Classical & Iranian Persian: قر vs غر (seductive hip/movements)


Senior Member
English- United Kingdom, Urdu, Punjabi
Dear Persophones,

Young and old, this has been a subject which has been on my mind for a while and it pertains to the magically metaphorical and poetic nature of the language. Gher or Ger, whichever way you want to transliterate it (to avoid confusing the term with گھیر which is how some 2nd and 3rd generation diaspora Iranians pronounce the term) is just one such sneak peak into that. It especially when used with the verb daadan I.e. دادن describes seductive hip movements whether they are gentle shimmies and sways or more exaggerated gyration and hip rolls. This is a term which is used ad nauseum by Persophones abroad thence I wanted to dig deeper into its origins and etymology.

Now my question with regard to the term is a two-part one 1. firstly which one out of غر or قر is the standard spelling of the term? This won't matter much from a practical perspective as Iranian Perso-phones would pronounce them identically regardless. Online I have come to find that قر is the popular way of writing it and there are multiple songs based on the theme, some more popular than others. One of them which is moderately popular is titled قر کمر I.e. gher E kamar, seductive swaying of the waist. There isn't much available in online sources but this is what I was able to gather from Hayyim on the term:

غر (gher) Noun Colloq. 1. A moving of the hips or of the loins in Persian dancing [something of the nature of what the French call danse du ventre]. 2. Fig. Coquettish or flippant gestures. [Spelled also قر].
غر دادن Intransitive and transitive To move (one's hips, etc. in dancing). Fig. To walk or act coquettishly or flippantly.

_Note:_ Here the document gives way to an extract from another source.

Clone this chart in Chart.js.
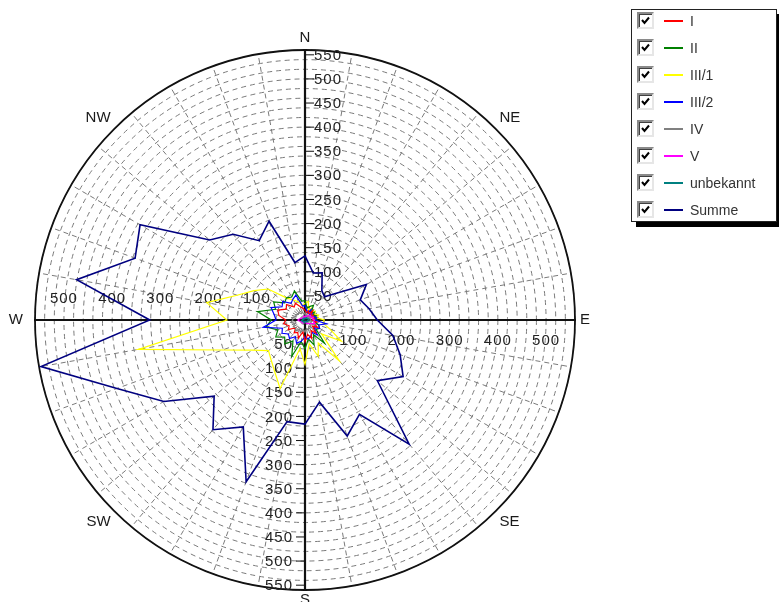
<!DOCTYPE html>
<html>
<head>
<meta charset="utf-8">
<title>Windrose</title>
<script src="https://cdn.jsdelivr.net/npm/chart.js@4.4.1/dist/chart.umd.min.js"></script>
<style>
  html, body { margin: 0; padding: 0; background: #fff; }
  #wrap { position: relative; width: 779px; height: 602px; overflow: hidden; }
  #rose { position: absolute; left: 0; top: 0; }
  #legend {
    position: absolute; left: 631px; top: 9px; width: 144px; height: 211px;
    border: 1px solid #222; background: #fff; box-shadow: 5px 5px 0 #000;
    font: 14px "Liberation Sans", Arial, sans-serif; color: #333;
  }
  .row { position: absolute; left: 0; width: 140px; height: 18px; }
  .cb {
    position: absolute; left: 5px; top: 0; width: 13px; height: 13px;
    border: 2px solid; border-color: #8a8a8a #e6e6e6 #e6e6e6 #8a8a8a;
    box-shadow: inset 1px 1px 0 #404040; background: #fff;
  }
  .cb svg { position: absolute; left: 2px; top: 2px; }
  .swatch { position: absolute; left: 32px; top: 8px; width: 19px; height: 2px; }
  .txt { position: absolute; left: 58px; top: 1px; line-height: 16px; white-space: nowrap; }
</style>
</head>
<body>
<div id="wrap">
  <canvas id="rose" width="779" height="602"></canvas>
  <div id="legend"></div>
</div>
<script>
// wind directions, 10 degree steps clockwise from north
const directions = ['0', '10', '20', '30', '40', '50', '60', '70', '80', '90', '100', '110',
  '120', '130', '140', '150', '160', '170', '180', '190', '200', '210', '220', '230',
  '240', '250', '260', '270', '280', '290', '300', '310', '320', '330', '340', '350'];

const seriesNames = ['I', 'II', 'III/1', 'III/2', 'IV', 'V', 'unbekannt', 'Summe'];
const seriesColors = ['#ff0000', '#008000', '#ffff00', '#0000ff', '#808080', '#ff00ff', '#008080', '#000080'];

const klasseI = [20, 15, 20, 15, 25, 15, 20, 15, 20, 15, 25, 20, 30, 20, 35, 25, 40, 30,
  45, 25, 40, 30, 35, 25, 40, 35, 45, 40, 55, 60, 45, 50, 35, 40, 30, 25];
const klasseII = [40, 25, 30, 35, 20, 25, 20, 25, 20, 25, 20, 30, 35, 30, 63, 35, 55, 40,
  60, 45, 80, 50, 65, 55, 70, 60, 82, 70, 100, 65, 75, 55, 60, 55, 64, 40];
const klasseIII1 = [35, 39, 22, 30, 25, 28, 22, 30, 25, 40, 38, 55, 87, 45, 110, 55, 80, 50,
  92, 60, 151, 125, 109, 99, 125, 182, 351, 162, 207, 150, 122, 100, 60, 48, 40, 30];
const klasseIII2 = [30, 20, 15, 25, 15, 20, 15, 20, 25, 20, 45, 30, 35, 25, 40, 30, 35, 40,
  35, 45, 51, 40, 50, 45, 55, 50, 88, 60, 65, 75, 55, 60, 45, 50, 55, 30];
const klasseIV = [15, 10, 12, 8, 12, 10, 15, 10, 12, 10, 15, 12, 18, 12, 20, 15, 22, 18,
  25, 20, 28, 22, 30, 25, 28, 22, 30, 25, 28, 20, 22, 18, 20, 15, 18, 12];
const klasseV = [8, 6, 8, 10, 12, 15, 12, 18, 15, 20, 18, 22, 15, 12, 10, 8, 6, 5,
  6, 5, 6, 5, 8, 6, 8, 10, 12, 15, 12, 10, 8, 6, 5, 6, 8, 6];
const unbekannt = [4, 3, 4, 5, 6, 5, 6, 8, 7, 8, 6, 5, 6, 5, 4, 3, 4, 3,
  4, 3, 5, 4, 5, 4, 6, 5, 7, 6, 5, 4, 5, 4, 3, 4, 3, 4];
const summe = [133, 99, 104, 70, 63, 87, 147, 122, 135, 150, 185, 210, 235, 196, 336, 226, 256, 173,
  216, 214, 357, 256, 297, 246, 338, 415, 556, 322, 481, 375, 395, 258, 232, 190, 218, 121];

// axis labels
const northSouthTicks = [50, 100, 150, 200, 250, 300, 350, 400, 450, 500, 550];
const eastWestTicks = [100, 200, 300, 400, 500];
const compassLabels = ['N', 'NE', 'E', 'SE', 'S', 'SW', 'W', 'NW'];

const seriesData = [klasseI, klasseII, klasseIII1, klasseIII2, klasseIV, klasseV, unbekannt, summe];
const drawOrder = [4, 6, 7, 5, 3, 2, 1, 8];

const roseAxes = {
  id: 'roseAxes',
  beforeDatasetsDraw(chart) {
    const r = chart.scales.r;
    const ctx = chart.ctx;
    const cx = r.xCenter, cy = r.yCenter, R = r.drawingArea;
    ctx.save();
    ctx.setLineDash([]);

    ctx.strokeStyle = '#111';
    ctx.lineWidth = 1.8;
    ctx.beginPath();
    ctx.arc(cx, cy, R, 0, Math.PI * 2);
    ctx.stroke();

    ctx.lineWidth = 2.2;
    ctx.beginPath();
    ctx.moveTo(cx - R - 1, cy); ctx.lineTo(cx + R + 1, cy);
    ctx.moveTo(cx, cy - R - 1); ctx.lineTo(cx, cy + R + 1);
    ctx.stroke();

    ctx.lineWidth = 1;
    ctx.fillStyle = '#222';
    ctx.font = '15px "Liberation Sans", Arial, sans-serif';
    ctx.letterSpacing = '1px';
    northSouthTicks.forEach(v => {
      const d = r.getDistanceFromCenterForValue(v);
      ctx.beginPath();
      ctx.moveTo(cx, cy - d); ctx.lineTo(cx + 9, cy - d);
      ctx.moveTo(cx, cy + d); ctx.lineTo(cx - 9, cy + d);
      ctx.stroke();
      ctx.textBaseline = 'middle';
      ctx.textAlign = 'left';
      ctx.fillText(String(v), cx + 9, cy - d + 1);
      ctx.textAlign = 'right';
      ctx.fillText(String(v), cx - 12, cy + d + 1);
    });
    eastWestTicks.forEach(v => {
      const d = r.getDistanceFromCenterForValue(v);
      ctx.textAlign = 'center';
      ctx.textBaseline = 'bottom';
      ctx.fillText(String(v), cx - d, cy - 14);
      ctx.textBaseline = 'top';
      ctx.fillText(String(v), cx + d, cy + 13);
    });

    ctx.letterSpacing = '0px';
    ctx.font = '15px "Liberation Sans", Arial, sans-serif';
    ctx.fillStyle = '#1a1a1a';
    compassLabels.forEach((lab, i) => {
      const a = i * Math.PI / 4;
      const pad = lab === 'W' ? 12 : (lab === 'S' ? 2 : 5);
      const dx = Math.sin(a), dy = -Math.cos(a);
      const x = cx + (R + pad) * dx, y = cy + (R + pad) * dy;
      ctx.textAlign = dx > 0.01 ? 'left' : (dx < -0.01 ? 'right' : 'center');
      ctx.textBaseline = dy < -0.01 ? 'bottom' : (dy > 0.01 ? 'top' : 'middle');
      ctx.fillText(lab, x, y);
    });
    ctx.restore();
  }
};

new Chart(document.getElementById('rose'), {
  type: 'radar',
  data: {
    labels: directions,
    datasets: seriesNames.map((name, i) => ({
      label: name,
      data: seriesData[i],
      borderColor: seriesColors[i],
      borderWidth: name === 'Summe' ? 1.6 : 1.2,
      fill: false,
      pointRadius: 0,
      pointHoverRadius: 0,
      tension: 0,
      order: drawOrder[i]
    }))
  },
  options: {
    responsive: false,
    animation: false,
    layout: { padding: { left: 35, top: 50, right: 204, bottom: 12 } },
    plugins: { legend: { display: false }, tooltip: { enabled: false } },
    scales: {
      r: {
        min: 0,
        max: 560,
        ticks: { display: false, stepSize: 20 },
        grid: { circular: true, color: '#7a7a7a', lineWidth: 1 },
        border: { dash: [5, 4] },
        angleLines: { display: true, color: '#7a7a7a', lineWidth: 1, borderDash: [5, 4] },
        pointLabels: { display: false }
      }
    }
  },
  plugins: [roseAxes]
});

// legend with check boxes
const legend = document.getElementById('legend');
seriesNames.forEach((name, i) => {
  const row = document.createElement('div');
  row.className = 'row';
  row.style.top = (2 + i * 27) + 'px';
  const swatch = document.createElement('span');
  swatch.className = 'swatch';
  swatch.style.backgroundColor = seriesColors[i];
  row.innerHTML = `
    <span class="cb"><svg width="9" height="9" viewBox="0 0 9 9"><polyline points="1,4 3.5,7 8,1.5" fill="none" stroke="#000" stroke-width="2"/></svg></span>
    <span class="txt">${name}</span>`;
  row.appendChild(swatch);
  legend.appendChild(row);
});
</script>
</body>
</html>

2. Secondly, what is the etymology and rationale behind this colloquialism which by no means is new and has spanned at least one century, if not two or more? Good old (or bad old) Steingass whichever way you look at it has this to say that a) قر and thereby qirr/qir was how the term was originally written and pronounced and b) the term derives from the Arabic term for monkey in qird.

قر qir, qirr (prob. for A. قرد qird), An ape, monkey, baboon; — qirr dādan, To coquette about, sway the body as in a dance (m.c.).

If indeed that is the case what is the semantic or metaphorical connection between monkeys and seductive hip swaying or coquettish behaviour? Would anyone care to take a crack at explicating how this term has come to being that is now part and parcel of the Persian language and extends to any seductive hip movement that could correlate to rhthmic dance?

I look forward to hearing/reading your expert advice.